= Matholwch =

Character in the Second Branch of the Mabinogi

Matholwch, King of Ireland, is a character in the Second Branch of the Mabinogi, the tale of Branwen ferch Llŷr.

The story opens with Bendigeidfran (Bran the Blessed), giant and king of Britain, sitting on a rock by the sea at Harlech and seeing the vessels of Matholwch approaching. Matholwch has come to ask for the hand of Bendigeidfran's sister Branwen in marriage. Bendigeidfran agrees to this, and a feast is held to celebrate the betrothal. While the feast is going on, Efnisien, a half-brother of Branwen and Bendigeidfran, arrives and asks why there were celebrations. On being told, he is furious that his half-sister has been given in marriage without his consent and vents his spleen by mutilating Matholwch's horses.

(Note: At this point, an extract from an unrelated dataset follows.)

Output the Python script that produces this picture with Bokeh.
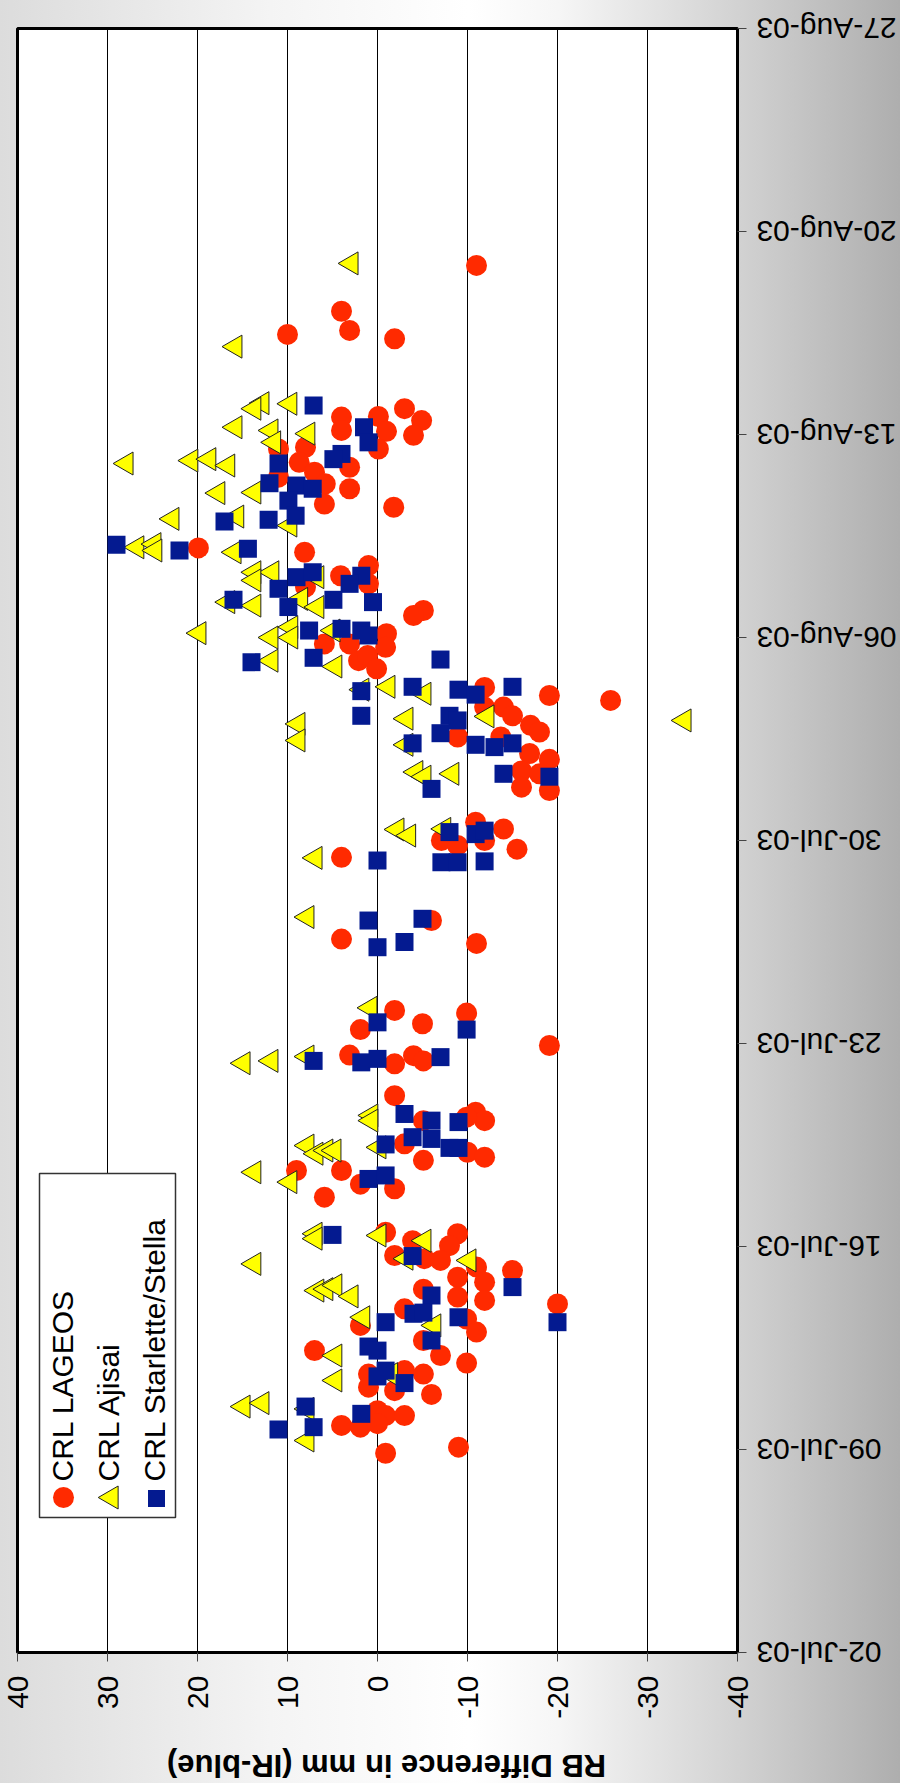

Matholwch is deeply offended but is conciliated by Bran who gives him Pair Dadeni, a magical cauldron known as the cauldron of rebirth, which can bring the dead to life.

Once they are married, Matholwch treats Branwen cruelly and she is forced to work in the kitchens. Branwen tames a starling and gives it a message to carry across the Irish Sea to Bran, who sets out for Ireland to rescue her. When Matholwch sees the giant, he asks for peace and builds a house big enough for him. Matholwch agrees to give the kingdom to Gwern, his son by Branwen. The Irish lords do not like the idea, so they hide themselves in flour bags to attack the Welsh. Efnisien guesses what is happening and kills them by squeezing their heads inside the sacks, then throws Gwern into the fire.

In the ensuing war, all the Irish are killed save for five pregnant women who repopulate the island, while only seven of the Welsh survive to return home with Branwen, taking with them the severed head of Bendigeidfran. On landing in Wales at Aber Alaw Branwen dies of grief that so much destruction has been caused on her account.